_Information provided_:
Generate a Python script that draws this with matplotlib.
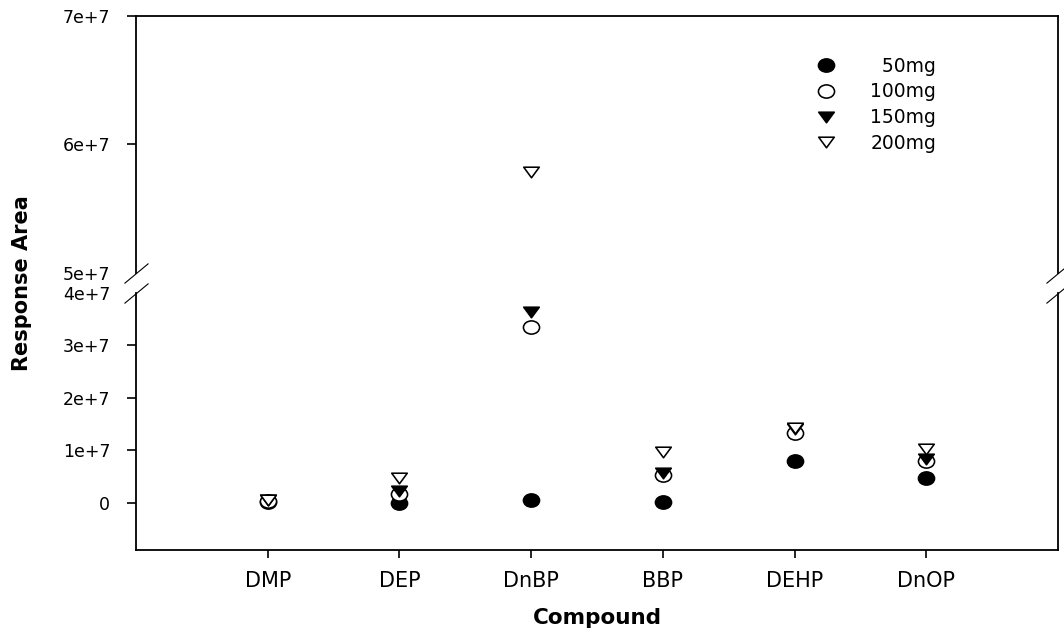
import matplotlib
matplotlib.use("Agg")
import matplotlib.pyplot as plt
from matplotlib.path import Path
from matplotlib.transforms import Affine2D
from matplotlib.markers import MarkerStyle
from matplotlib.ticker import FuncFormatter

# ---- data -------------------------------------------------------------
compounds = ["DMP", "DEP", "DnBP", "BBP", "DEHP", "DnOP"]
dose_labels = ["50mg", "100mg", "150mg", "200mg"]

area_50mg = [2e5, 5e4, 6e5, 1e5, 8.0e6, 4.7e6]
area_100mg = [3e5, 1.7e6, 3.36e7, 5.3e6, 1.33e7, 7.9e6]
area_150mg = [5e5, 2.2e6, 3.64e7, 5.6e6, 1.40e7, 8.4e6]
area_200mg = [6e5, 4.7e6, 5.785e7, 9.7e6, 1.42e7, 1.03e7]

lower_ticks = [0, 1e7, 2e7, 3e7, 4e7]
upper_ticks = [5e7, 6e7, 7e7]
lower_range = (-0.9e7, 4e7)
upper_range = (5e7, 7e7)

plt.rcParams["font.family"] = ["DejaVu Sans"]

W, H = 1064, 639
fig = plt.figure(figsize=(W / 100, H / 100), dpi=100)

x_left, x_right = 136 / W, 1058 / W
ax_hi = fig.add_axes([x_left, 1 - 273 / H, x_right - x_left, (273 - 16) / H])
ax_lo = fig.add_axes([x_left, 1 - 550 / H, x_right - x_left, (550 - 293) / H])

# slightly flattened circle and a wide downward triangle
ellipse = Affine2D().scale(1, 0.82).transform_path(Path.unit_circle())
tri_down = Path([(-1, 0.68), (1, 0.68), (0, -0.68), (-1, 0.68)],
                [Path.MOVETO, Path.LINETO, Path.LINETO, Path.CLOSEPOLY])
m_circle = MarkerStyle(ellipse)
m_tri = MarkerStyle(tri_down, joinstyle="miter")

series = [
    (area_50mg, m_circle, "black", 11.6),
    (area_100mg, m_circle, "white", 11.6),
    (area_150mg, m_tri, "black", 11.2),
    (area_200mg, m_tri, "white", 11.2),
]
xpos = list(range(1, len(compounds) + 1))

for ax in (ax_hi, ax_lo):
    for (vals, mk, fc, ms), lab in zip(series, dose_labels):
        ax.plot(xpos, vals, linestyle="none", marker=mk, markersize=ms,
                markerfacecolor=fc, markeredgecolor="black",
                markeredgewidth=1.15, label=lab)
    ax.set_xlim(0, len(compounds) + 1)
    for sp in ax.spines.values():
        sp.set_linewidth(1.3)

def sci_label(v, _pos=None):
    if v == 0:
        return "0"
    return f"{v / 1e7:.0f}e+7"

# upper panel
ax_hi.set_ylim(*upper_range)
ax_hi.set_yticks(upper_ticks)
ax_hi.yaxis.set_major_formatter(FuncFormatter(sci_label))
ax_hi.spines["bottom"].set_visible(False)
ax_hi.tick_params(axis="x", bottom=False, labelbottom=False)
ax_hi.tick_params(axis="y", direction="out", length=6.5, width=1.2,
                  labelsize=12.5, pad=12)

# lower panel
ax_lo.set_ylim(*lower_range)
ax_lo.set_yticks(lower_ticks)
ax_lo.yaxis.set_major_formatter(FuncFormatter(sci_label))
ax_lo.spines["top"].set_visible(False)
ax_lo.set_xticks(xpos)
ax_lo.set_xticklabels(compounds)
ax_lo.tick_params(axis="x", direction="out", length=5.8, width=1.2,
                  labelsize=15, pad=9)
ax_lo.tick_params(axis="y", direction="out", length=6.5, width=1.2,
                  labelsize=12.5, pad=12)

# no tick marks at the break, only the labels
ax_hi.yaxis.get_major_ticks()[0].tick1line.set_visible(False)
ax_lo.yaxis.get_major_ticks()[-1].tick1line.set_visible(False)

# diagonal break marks on both vertical spines
slash = MarkerStyle(Path([(-1, -0.83), (1, 0.83)]))
ax_hi.plot([0, 1], [0, 0], transform=ax_hi.transAxes, linestyle="none",
           marker=slash, markersize=17.3, markeredgewidth=0.8,
           color="black", clip_on=False)
ax_lo.plot([0, 1], [1, 1], transform=ax_lo.transAxes, linestyle="none",
           marker=slash, markersize=17.3, markeredgewidth=0.8,
           color="black", clip_on=False)

# legend: figure space keeps the dose labels right-aligned
handles = ax_hi.get_lines()[:4]
legend_labels = ["\u2007" + dose_labels[0]] + dose_labels[1:]
ax_hi.legend(handles, legend_labels, loc="upper left",
             bbox_to_anchor=(0.7386, 0.842), frameon=False, fontsize=13.5,
             handlelength=1.0, handletextpad=1.85, labelspacing=0.36,
             borderpad=0, borderaxespad=0)

fig.text(22 / W, 1 - 283 / H, "Response Area", rotation=90, fontsize=15,
         fontweight="bold", ha="center", va="center")
fig.text(597 / W, 1 - 618 / H, "Compound", fontsize=15.5,
         fontweight="bold", ha="center", va="center")

fig.savefig("out.png", dpi=100, facecolor="white")
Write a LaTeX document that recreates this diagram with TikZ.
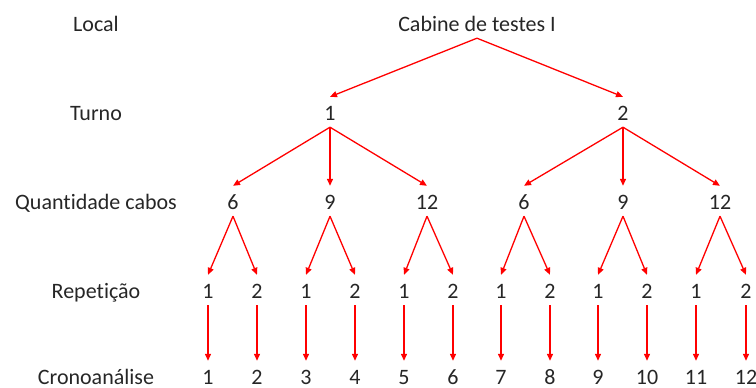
\documentclass[tikz,border=0pt]{standalone}
\usepackage{fontspec}
\setmainfont[Ligatures=NoCommon]{Carlito}
\usetikzlibrary{arrows.meta}
\begin{document}
\begin{tikzpicture}[x=1pt,y=-1pt,
  every node/.style={font=\fontsize{22}{26}\selectfont, text=black!85},
  lbl/.style={anchor=base, inner sep=0pt},
  val/.style={anchor=base, inner sep=0pt, text height=23pt, text depth=7pt},
  leaf/.style={anchor=base, inner sep=0pt, text height=23pt, text depth=0pt},
  arr/.style={draw=red, line width=1.3pt, -{Triangle[length=7pt,width=6pt]}}]
\useasboundingbox (0,0) rectangle (756,388);

% row captions
\node[lbl] (lLocal) at (96,31) {Local};
\node[lbl] (lTurno) at (96,120) {Turno};
\node[lbl] (lQtd)   at (96,209) {Quantidade cabos};
\node[lbl] (lRep)   at (96,298) {Repetição};
\node[lbl] (lCrono) at (96,384) {Cronoanálise};

% tree
\node[val] (root) at (477,31) {Cabine de testes I};
\node[val] (t1) at (330,120) {1};
\node[val] (t2) at (623,120) {2};

\foreach \i/\x/\v in {1/233/6, 2/330/9, 3/427/12, 4/524/6, 5/623/9, 6/720/12}
  \node[val] (q\i) at (\x,209) {\v};

\foreach \i/\x/\v in {1/208/1, 2/257/2, 3/306/1, 4/355/2, 5/404/1, 6/453/2,
                      7/501/1, 8/550/2, 9/598/1, 10/647/2, 11/696/1, 12/746/2}
  \node[val] (r\i) at (\x,298) {\v};

\foreach \i/\x in {1/208, 2/257, 3/306, 4/355, 5/404, 6/453,
                   7/501, 8/550, 9/598, 10/647, 11/696, 12/746}
  \node[leaf] (c\i) at (\x,384) {\i};

% connectors
\draw[arr] (root.south) -- (t1.north);
\draw[arr] (root.south) -- (t2.north);
\foreach \q in {1,2,3} \draw[arr] (t1.south) -- (q\q.north);
\foreach \q in {4,5,6} \draw[arr] (t2.south) -- (q\q.north);
\foreach \q [evaluate=\q as \a using int(2*\q-1), evaluate=\q as \b using int(2*\q)] in {1,...,6} {
  \draw[arr] (q\q.south) -- (r\a.north);
  \draw[arr] (q\q.south) -- (r\b.north);
}
\foreach \r in {1,...,12} \draw[arr] (r\r.south) -- (c\r.north);
\end{tikzpicture}
\end{document}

_Exercise description_: Print out the material word for word, omitting the pictures.

_Exercise response_:
Generate a Python script that draws this with matplotlib.
import matplotlib
matplotlib.use("Agg")
import matplotlib.pyplot as plt
from matplotlib.path import Path
from matplotlib.transforms import Affine2D
from matplotlib.markers import MarkerStyle
from matplotlib.ticker import FuncFormatter

# ---- data -------------------------------------------------------------
compounds = ["DMP", "DEP", "DnBP", "BBP", "DEHP", "DnOP"]
dose_labels = ["50mg", "100mg", "150mg", "200mg"]

area_50mg = [2e5, 5e4, 6e5, 1e5, 8.0e6, 4.7e6]
area_100mg = [3e5, 1.7e6, 3.36e7, 5.3e6, 1.33e7, 7.9e6]
area_150mg = [5e5, 2.2e6, 3.64e7, 5.6e6, 1.40e7, 8.4e6]
area_200mg = [6e5, 4.7e6, 5.785e7, 9.7e6, 1.42e7, 1.03e7]

lower_ticks = [0, 1e7, 2e7, 3e7, 4e7]
upper_ticks = [5e7, 6e7, 7e7]
lower_range = (-0.9e7, 4e7)
upper_range = (5e7, 7e7)

plt.rcParams["font.family"] = ["DejaVu Sans"]

W, H = 1064, 639
fig = plt.figure(figsize=(W / 100, H / 100), dpi=100)

x_left, x_right = 136 / W, 1058 / W
ax_hi = fig.add_axes([x_left, 1 - 273 / H, x_right - x_left, (273 - 16) / H])
ax_lo = fig.add_axes([x_left, 1 - 550 / H, x_right - x_left, (550 - 293) / H])

# slightly flattened circle and a wide downward triangle
ellipse = Affine2D().scale(1, 0.82).transform_path(Path.unit_circle())
tri_down = Path([(-1, 0.68), (1, 0.68), (0, -0.68), (-1, 0.68)],
                [Path.MOVETO, Path.LINETO, Path.LINETO, Path.CLOSEPOLY])
m_circle = MarkerStyle(ellipse)
m_tri = MarkerStyle(tri_down, joinstyle="miter")

series = [
    (area_50mg, m_circle, "black", 11.6),
    (area_100mg, m_circle, "white", 11.6),
    (area_150mg, m_tri, "black", 11.2),
    (area_200mg, m_tri, "white", 11.2),
]
xpos = list(range(1, len(compounds) + 1))

for ax in (ax_hi, ax_lo):
    for (vals, mk, fc, ms), lab in zip(series, dose_labels):
        ax.plot(xpos, vals, linestyle="none", marker=mk, markersize=ms,
                markerfacecolor=fc, markeredgecolor="black",
                markeredgewidth=1.15, label=lab)
    ax.set_xlim(0, len(compounds) + 1)
    for sp in ax.spines.values():
        sp.set_linewidth(1.3)

def sci_label(v, _pos=None):
    if v == 0:
        return "0"
    return f"{v / 1e7:.0f}e+7"

# upper panel
ax_hi.set_ylim(*upper_range)
ax_hi.set_yticks(upper_ticks)
ax_hi.yaxis.set_major_formatter(FuncFormatter(sci_label))
ax_hi.spines["bottom"].set_visible(False)
ax_hi.tick_params(axis="x", bottom=False, labelbottom=False)
ax_hi.tick_params(axis="y", direction="out", length=6.5, width=1.2,
                  labelsize=12.5, pad=12)

# lower panel
ax_lo.set_ylim(*lower_range)
ax_lo.set_yticks(lower_ticks)
ax_lo.yaxis.set_major_formatter(FuncFormatter(sci_label))
ax_lo.spines["top"].set_visible(False)
ax_lo.set_xticks(xpos)
ax_lo.set_xticklabels(compounds)
ax_lo.tick_params(axis="x", direction="out", length=5.8, width=1.2,
                  labelsize=15, pad=9)
ax_lo.tick_params(axis="y", direction="out", length=6.5, width=1.2,
                  labelsize=12.5, pad=12)

# no tick marks at the break, only the labels
ax_hi.yaxis.get_major_ticks()[0].tick1line.set_visible(False)
ax_lo.yaxis.get_major_ticks()[-1].tick1line.set_visible(False)

# diagonal break marks on both vertical spines
slash = MarkerStyle(Path([(-1, -0.83), (1, 0.83)]))
ax_hi.plot([0, 1], [0, 0], transform=ax_hi.transAxes, linestyle="none",
           marker=slash, markersize=17.3, markeredgewidth=0.8,
           color="black", clip_on=False)
ax_lo.plot([0, 1], [1, 1], transform=ax_lo.transAxes, linestyle="none",
           marker=slash, markersize=17.3, markeredgewidth=0.8,
           color="black", clip_on=False)

# legend: figure space keeps the dose labels right-aligned
handles = ax_hi.get_lines()[:4]
legend_labels = ["\u2007" + dose_labels[0]] + dose_labels[1:]
ax_hi.legend(handles, legend_labels, loc="upper left",
             bbox_to_anchor=(0.7386, 0.842), frameon=False, fontsize=13.5,
             handlelength=1.0, handletextpad=1.85, labelspacing=0.36,
             borderpad=0, borderaxespad=0)

fig.text(22 / W, 1 - 283 / H, "Response Area", rotation=90, fontsize=15,
         fontweight="bold", ha="center", va="center")
fig.text(597 / W, 1 - 618 / H, "Compound", fontsize=15.5,
         fontweight="bold", ha="center", va="center")

fig.savefig("out.png", dpi=100, facecolor="white")
Write a LaTeX document that recreates this diagram with TikZ.
\documentclass[tikz,border=0pt]{standalone}
\usepackage{fontspec}
\setmainfont[Ligatures=NoCommon]{Carlito}
\usetikzlibrary{arrows.meta}
\begin{document}
\begin{tikzpicture}[x=1pt,y=-1pt,
  every node/.style={font=\fontsize{22}{26}\selectfont, text=black!85},
  lbl/.style={anchor=base, inner sep=0pt},
  val/.style={anchor=base, inner sep=0pt, text height=23pt, text depth=7pt},
  leaf/.style={anchor=base, inner sep=0pt, text height=23pt, text depth=0pt},
  arr/.style={draw=red, line width=1.3pt, -{Triangle[length=7pt,width=6pt]}}]
\useasboundingbox (0,0) rectangle (756,388);

% row captions
\node[lbl] (lLocal) at (96,31) {Local};
\node[lbl] (lTurno) at (96,120) {Turno};
\node[lbl] (lQtd)   at (96,209) {Quantidade cabos};
\node[lbl] (lRep)   at (96,298) {Repetição};
\node[lbl] (lCrono) at (96,384) {Cronoanálise};

% tree
\node[val] (root) at (477,31) {Cabine de testes I};
\node[val] (t1) at (330,120) {1};
\node[val] (t2) at (623,120) {2};

\foreach \i/\x/\v in {1/233/6, 2/330/9, 3/427/12, 4/524/6, 5/623/9, 6/720/12}
  \node[val] (q\i) at (\x,209) {\v};

\foreach \i/\x/\v in {1/208/1, 2/257/2, 3/306/1, 4/355/2, 5/404/1, 6/453/2,
                      7/501/1, 8/550/2, 9/598/1, 10/647/2, 11/696/1, 12/746/2}
  \node[val] (r\i) at (\x,298) {\v};

\foreach \i/\x in {1/208, 2/257, 3/306, 4/355, 5/404, 6/453,
                   7/501, 8/550, 9/598, 10/647, 11/696, 12/746}
  \node[leaf] (c\i) at (\x,384) {\i};

% connectors
\draw[arr] (root.south) -- (t1.north);
\draw[arr] (root.south) -- (t2.north);
\foreach \q in {1,2,3} \draw[arr] (t1.south) -- (q\q.north);
\foreach \q in {4,5,6} \draw[arr] (t2.south) -- (q\q.north);
\foreach \q [evaluate=\q as \a using int(2*\q-1), evaluate=\q as \b using int(2*\q)] in {1,...,6} {
  \draw[arr] (q\q.south) -- (r\a.north);
  \draw[arr] (q\q.south) -- (r\b.north);
}
\foreach \r in {1,...,12} \draw[arr] (r\r.south) -- (c\r.north);
\end{tikzpicture}
\end{document}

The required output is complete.